# Advice On Fermenting



## Nathantaylor190 (Jun 27, 2007)

haha
okay so this is gonna sound a little wierd

theres a drink called fruit shoot thats sold in small 200ml bottles and i want to see if i can ferment it.

things i need to know are:

how long will it take,

is a fruit content of 10% enough to ferment

will i have to add sugar



so thats basically it
you have any tips or things you want to say about it?


----------



## Sacalait (Jun 28, 2007)

Check the label to see if sorbate has been added and it likely has.
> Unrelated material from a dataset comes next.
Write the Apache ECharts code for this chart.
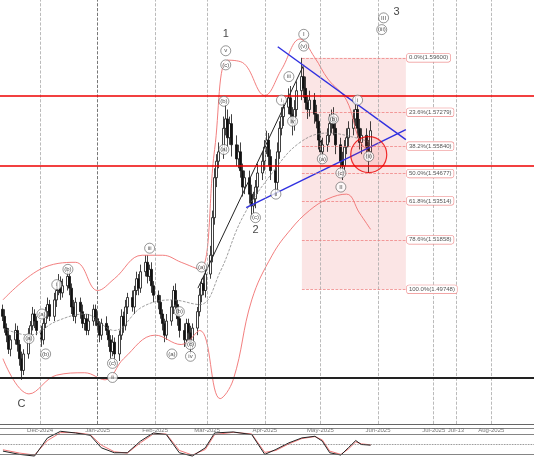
<!DOCTYPE html>
<html><head><meta charset="utf-8">
<script src="https://cdn.jsdelivr.net/npm/echarts@6/dist/echarts.min.js"></script>
<style>html,body{margin:0;padding:0;background:#fff}#chart{width:534px;height:462px}</style>
</head><body><div id="chart"></div>
<script>
// daily closes, Mon-Fri from 2024-11-11
const closes = [
  1.486,1.481,1.478,1.472,1.476, 1.480,1.474,1.468,1.463,1.470, 1.478,1.482,1.487,1.484,1.480,
  1.476,1.483,1.488,1.491,1.486, 1.493,1.497,1.501,1.496,1.499, 1.503,1.498,1.490,1.486,1.492,
  1.488,1.483,1.485,1.480,1.484, 1.489,1.485,1.482,1.478,1.483, 1.480,1.476,1.471,1.475,1.470,
  1.478,1.486,1.482,1.490,1.494, 1.490,1.497,1.502,1.498,1.505, 1.509,1.503,1.506,1.499,1.495,
  1.492,1.487,1.483,1.478,1.484, 1.490,1.497,1.491,1.485,1.480, 1.476,1.483,1.479,1.474,1.481,
  1.488,1.495,1.500,1.497,1.504, 1.512,1.528,1.545,1.552,1.556, 1.566,1.570,1.562,1.568,1.559,
  1.553,1.556,1.548,1.541,1.545, 1.538,1.533,1.536,1.541,1.547, 1.552,1.558,1.561,1.554,1.548,
  1.543,1.556,1.566,1.571,1.575, 1.579,1.572,1.568,1.574,1.582, 1.588,1.583,1.577,1.574,1.578,
  1.572,1.569,1.561,1.556,1.559, 1.563,1.568,1.571,1.566,1.559, 1.552,1.550,1.558,1.562,1.566,
  1.570,1.574,1.566,1.560,1.563, 1.558,1.556,1.565
];
// wick sizes (thousandths) above / below body
const wickUp = [
  2,3,2,3,2, 3,2,2,3,2, 3,2,3,2,2, 2,3,2,3,2, 3,2,3,2,3, 3,2,2,3,2,
  2,3,2,2,3, 2,2,3,2,2, 3,2,2,3,2, 2,3,2,3,2, 3,2,3,2,3, 3,3,2,3,2,
  2,3,2,2,3, 3,2,3,2,2, 3,2,2,3,2, 2,3,2,3,2, 4,3,4,3,4, 5,6,4,3,4,
  4,3,4,3,3, 3,4,3,3,4, 4,3,4,3,3, 5,4,3,4,3, 4,5,3,4,4, 8,4,5,3,4,
  3,4,3,4,3, 3,4,3,4,3, 3,4,3,4,3, 4,6,3,4,3, 3,3,4
];
const wickDn = [
  2,2,3,2,3, 2,3,3,4,2, 2,3,2,3,2, 3,2,2,3,2, 2,3,2,3,2, 2,3,3,2,3,
  3,2,3,2,2, 2,3,2,3,2, 2,3,3,2,4, 3,2,3,2,3, 2,3,2,3,2, 2,3,2,3,3,
  3,2,3,3,2, 2,3,2,3,3, 3,2,3,4,2, 3,2,3,2,3, 2,3,3,4,3, 3,3,4,3,5,
  3,4,3,4,3, 4,5,3,4,3, 3,4,3,4,4, 6,4,3,3,4, 3,4,5,3,3, 4,4,3,4,3,
  4,3,4,5,3, 3,3,4,3,4, 4,6,3,3,4, 3,3,4,3,5, 4,9,3
];

const bbUpper = [['2024-11-11',1.493],['2024-12-01',1.506],['2024-12-20',1.509],['2025-01-01',1.497],['2025-01-10',1.502],['2025-01-25',1.512],['2025-02-05',1.512],['2025-02-15',1.509],['2025-02-25',1.506],['2025-03-05',1.557],['2025-03-12',1.595],['2025-03-20',1.594],['2025-04-01',1.580],['2025-04-10',1.591],['2025-04-20',1.604],['2025-04-28',1.596],['2025-05-05',1.587],['2025-05-15',1.578],['2025-05-22',1.561],['2025-05-28',1.555]];
const bbLower = [['2024-11-11',1.468],['2024-11-25',1.453],['2024-12-10',1.461],['2024-12-25',1.462],['2025-01-05',1.459],['2025-01-15',1.468],['2025-02-01',1.478],['2025-02-15',1.474],['2025-02-25',1.480],['2025-03-08',1.451],['2025-03-15',1.459],['2025-03-25',1.493],['2025-04-05',1.512],['2025-04-15',1.523],['2025-04-25',1.531],['2025-05-05',1.536],['2025-05-15',1.538],['2025-05-22',1.530],['2025-05-28',1.523]];
const bbMid = [['2024-11-11',1.481],['2024-11-25',1.478],['2024-12-10',1.484],['2024-12-25',1.487],['2025-01-10',1.480],['2025-01-25',1.490],['2025-02-10',1.493],['2025-02-25',1.491],['2025-03-08',1.505],['2025-03-20',1.528],['2025-04-05',1.547],['2025-04-20',1.560],['2025-05-05',1.564],['2025-05-20',1.562],['2025-05-28',1.560]];

const stochK = [['2024-11-11',30],['2024-11-20',20],['2024-11-28',15],['2024-12-05',70],['2024-12-12',90],['2024-12-20',85],['2024-12-28',78],['2025-01-03',40],['2025-01-10',25],['2025-01-17',25],['2025-01-24',60],['2025-01-31',85],['2025-02-07',80],['2025-02-14',25],['2025-02-21',15],['2025-02-28',40],['2025-03-05',85],['2025-03-15',88],['2025-03-25',80],['2025-04-01',20],['2025-04-07',35],['2025-04-14',55],['2025-04-21',70],['2025-04-28',75],['2025-05-02',60],['2025-05-06',25],['2025-05-12',18],['2025-05-16',40],['2025-05-20',62],['2025-05-23',50],['2025-05-28',48]];
const stochD = [['2024-11-11',34],['2024-11-20',24],['2024-11-28',18],['2024-12-05',62],['2024-12-12',86],['2024-12-20',86],['2024-12-28',80],['2025-01-03',48],['2025-01-10',28],['2025-01-17',24],['2025-01-24',55],['2025-01-31',82],['2025-02-07',82],['2025-02-14',32],['2025-02-21',18],['2025-02-28',35],['2025-03-05',80],['2025-03-15',87],['2025-03-25',82],['2025-04-01',26],['2025-04-07',32],['2025-04-14',52],['2025-04-21',68],['2025-04-28',74],['2025-05-02',64],['2025-05-06',30],['2025-05-12',20],['2025-05-16',36],['2025-05-20',58],['2025-05-23',52],['2025-05-28',49]];

const fibLevels = [['0.0%',1.59600],['23.6%',1.57279],['38.2%',1.55840],['50.0%',1.54677],['61.8%',1.53514],['78.6%',1.51858],['100.0%',1.49748]];
const fibStart = '2025-04-21', fibEnd = '2025-06-16';
const redLevels = [1.5760, 1.5548];
const supportLevel = 1.4588;
const monthTicks = ['2024-12-01','2025-01-01','2025-02-01','2025-03-01','2025-04-01','2025-05-01','2025-06-01','2025-07-01','2025-07-13','2025-08-01'];
const tickNames = ['Dec-2024','Jan-2025','Feb-2025','Mar-2025','Apr-2025','May-2025','Jun-2025','Jul-2025','Jul-13','Aug-2025'];
// circled wave labels [date, price, text]
const waveLabels = [
  ['2024-12-10',1.4995,'i'],['2024-12-02',1.487,'(a)'],['2024-12-16',1.506,'(b)'],['2024-12-04',1.470,'(b)'],['2024-11-25',1.4765,'(a)'],
  ['2025-01-09',1.466,'(c)'],['2025-01-09',1.460,'ii'],['2025-01-29',1.515,'iii'],
  ['2025-02-10',1.470,'(a)'],['2025-02-14',1.488,'(b)'],['2025-02-20',1.474,'(c)'],['2025-02-20',1.469,'iv'],
  ['2025-02-26',1.507,'(a)'],['2025-03-10',1.5775,'(b)'],['2025-03-10',1.557,'(a)'],
  ['2025-03-11',1.593,'(c)'],['2025-03-11',1.599,'v'],['2025-03-27',1.528,'(c)'],['2025-04-10',1.578,'i'],
  ['2025-04-14',1.588,'iii'],['2025-04-16',1.569,'iv'],['2025-04-07',1.538,'ii'],['2025-04-22',1.601,'(v)'],['2025-04-22',1.606,'I'],
  ['2025-05-02',1.553,'(a)'],['2025-05-08',1.570,'(b)'],['2025-05-12',1.547,'(c)'],['2025-05-12',1.541,'II'],
  ['2025-05-21',1.578,'i'],['2025-05-27',1.554,'(ii)'],['2025-06-03',1.608,'(iii)'],['2025-06-04',1.613,'III']
];
const bigLabels = [['2025-03-11',1.6060,'1'],['2025-03-27',1.5228,'2'],['2025-06-11',1.6153,'3'],['2024-11-21',1.4488,'C']];
const upperTrend = [['2025-04-08',1.6007],['2025-06-16',1.5612]];
const lowerTrend = [['2025-03-22',1.5323],['2025-06-16',1.5654]];
const waveLine = [['2025-02-24',1.498],['2025-04-22',1.593]];

const DAY = 86400000;
const dates = [];
let d = Date.UTC(2024, 10, 11);
while (dates.length < closes.length) {
  const wd = new Date(d).getUTCDay();
  if (wd !== 0 && wd !== 6) dates.push(d);
  d += DAY;
}
const candles = closes.map(function (c, i) {
  const o = i === 0 ? 1.489 : closes[i - 1];
  return [dates[i], o, c, Math.min(o, c) - wickDn[i] / 1000, Math.max(o, c) + wickUp[i] / 1000];
});

const yMin = 1.4402, yMax = 1.6206;
const xMin = '2024-11-09T10:00:00Z', xMax = '2025-08-24';
const myChart = echarts.init(document.getElementById('chart'));

const option = {
  animation: false,
  grid: [{ left: 0, right: 0, top: 0, bottom: 38 }, { left: 0, right: 0, top: 428, bottom: 1 }],
  xAxis: [{
    type: 'time', min: xMin, max: xMax, gridIndex: 0,
    axisLine: { lineStyle: { color: '#666' } }, splitLine: { show: false }, axisTick: { show: false }, axisLabel: { show: false }
  }, {
    type: 'time', min: xMin, max: xMax, gridIndex: 1,
    axisLine: { show: false }, axisTick: { show: false }, axisLabel: { show: false }, splitLine: { show: false }
  }],
  yAxis: [{ type: 'value', min: yMin, max: yMax, gridIndex: 0, show: false },
    { type: 'value', min: 0, max: 100, gridIndex: 1, show: false }],
  series: [
    {
      type: 'line', data: [], xAxisIndex: 0, yAxisIndex: 0,
      markArea: { silent: true, itemStyle: { color: 'rgba(240,150,150,0.25)' }, data: [[{ xAxis: fibStart, yAxis: 1.49748 }, { xAxis: fibEnd, yAxis: 1.59600 }]] },
      markLine: {
        silent: true, symbol: 'none',
        data: monthTicks.map(function (t, i) { return { xAxis: t, lineStyle: { color: i === 1 ? '#555' : '#aaa', type: 'dashed', width: 0.8 }, label: { show: false } }; })
          .concat(fibLevels.map(function (f) {
            return [{ coord: [fibStart, f[1]], lineStyle: { color: '#e77', type: 'dashed', width: 0.7 },
              label: { show: true, position: 'end', formatter: f[0] + '(' + f[1].toFixed(5) + ')', distance: 1, color: '#555', fontSize: 6, backgroundColor: '#fff', borderColor: '#e88', borderWidth: 0.6, borderRadius: 2, padding: [1, 2] } },
              { coord: [fibEnd, f[1]] }];
          }))
      }
    },
    {
      type: 'line', data: [], markLine: {
        silent: true, symbol: 'none', label: { show: false },
        data: redLevels.map(function (v) { return { yAxis: v, lineStyle: { color: '#e00', width: 1.6, type: 'solid' } }; })
          .concat([{ yAxis: supportLevel, lineStyle: { color: '#222', width: 2, type: 'solid' } }])
      }
    },
    { type: 'line', data: bbUpper, smooth: 0.4, symbol: 'none', lineStyle: { color: '#f07070', width: 0.9 } },
    { type: 'line', data: bbLower, smooth: 0.4, symbol: 'none', lineStyle: { color: '#f07070', width: 0.9 } },
    { type: 'line', data: bbMid, smooth: 0.4, symbol: 'none', lineStyle: { color: '#777', width: 0.7, type: 'dashed' } },
    {
      type: 'candlestick', data: candles, encode: { x: 0, y: [1, 2, 3, 4] },
      barWidth: 2.4, itemStyle: { color: '#fff', color0: '#111', borderColor: '#111', borderColor0: '#111', borderWidth: 0.8 }
    },
    { type: 'line', data: waveLine, symbol: 'none', lineStyle: { color: '#222', width: 1 } },
    { type: 'line', data: upperTrend, symbol: 'none', lineStyle: { color: '#3030e0', width: 1.4 } },
    { type: 'line', data: lowerTrend, symbol: 'none', lineStyle: { color: '#3030e0', width: 1.4 } },
    {
      type: 'scatter', data: [['2025-05-27', 1.5548]], symbol: 'circle', symbolSize: 36,
      itemStyle: { color: 'rgba(255,60,60,0.15)', borderColor: '#e00', borderWidth: 1.2 }, z: 5
    },
    {
      type: 'scatter', data: waveLabels, symbol: 'circle', symbolSize: 10, z: 6,
      itemStyle: { color: '#fff', borderColor: '#444', borderWidth: 0.7 },
      label: { show: true, position: 'inside', formatter: function (p) { return p.data[2]; }, fontSize: 6, color: '#222' }
    },
    {
      type: 'scatter', data: bigLabels, symbolSize: 1, z: 6, itemStyle: { color: 'rgba(0,0,0,0)' },
      label: { show: true, position: 'inside', formatter: function (p) { return p.data[2]; }, fontSize: 11, color: '#111', fontFamily: 'Liberation Sans' }
    },
    {
      type: 'scatter', data: monthTicks.map(function (t) { return [t, yMin]; }), symbolSize: 1, clip: false,
      itemStyle: { color: 'rgba(0,0,0,0)' },
      label: { show: true, position: 'bottom', distance: 3, fontSize: 6, color: '#555', formatter: function (p) { return tickNames[p.dataIndex]; } }
    },
    {
      type: 'line', xAxisIndex: 1, yAxisIndex: 1, data: stochD, symbol: 'none', lineStyle: { color: '#e55', width: 0.8 },
      markLine: {
        silent: true, symbol: 'none', label: { show: false },
        data: [{ yAxis: 20, lineStyle: { color: '#666', type: 'solid', width: 0.8 } }, { yAxis: 80, lineStyle: { color: '#666', type: 'solid', width: 0.8 } },
          { yAxis: 50, lineStyle: { color: '#666', type: 'dotted', width: 0.8 } }, { yAxis: 100, lineStyle: { color: '#666', type: 'solid', width: 0.8 } }]
      }
    },
    { type: 'line', xAxisIndex: 1, yAxisIndex: 1, data: stochK, symbol: 'none', lineStyle: { color: '#222', width: 1 } }
  ]
};
myChart.setOption(option);
</script></body></html>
This would be bad news on trying to get a fermentation going.


----------



## Nathantaylor190 (Jun 28, 2007)

okily dokily

so the label did show potassium sorbate added to it

but i got another type of fruit shoot  

its called Fruit shoot 100% and 
under the ingredients list it simply says " Apple Juice from Concentrate"
nothing else

and i think the company is trying to hide something because it says "once opened keep under 5°C and drink within 3 days


----------



## WineCheater (Sep 23, 2008)

I belive you could indeed get fruit shoot to ferment.....but I wonder why you would bother, they are very small and you could achive a much better result for less outlay by fermenting a 100% fruit juice from your local supermarket
heres a link to a decent recipe
http://http://redgrapewine.blogspot.com/ 
This one costs a lot less than the equivalent volume of fruit shoot you would need and the results will be far superior


----------



## oxeye (Sep 28, 2008)

Me thinks Nathan is underage and is simply working with what his lunch money will provide him with.

Aren't you Nathan?!

Does your mother know what you've been up to, Nathan?

oxeye


----------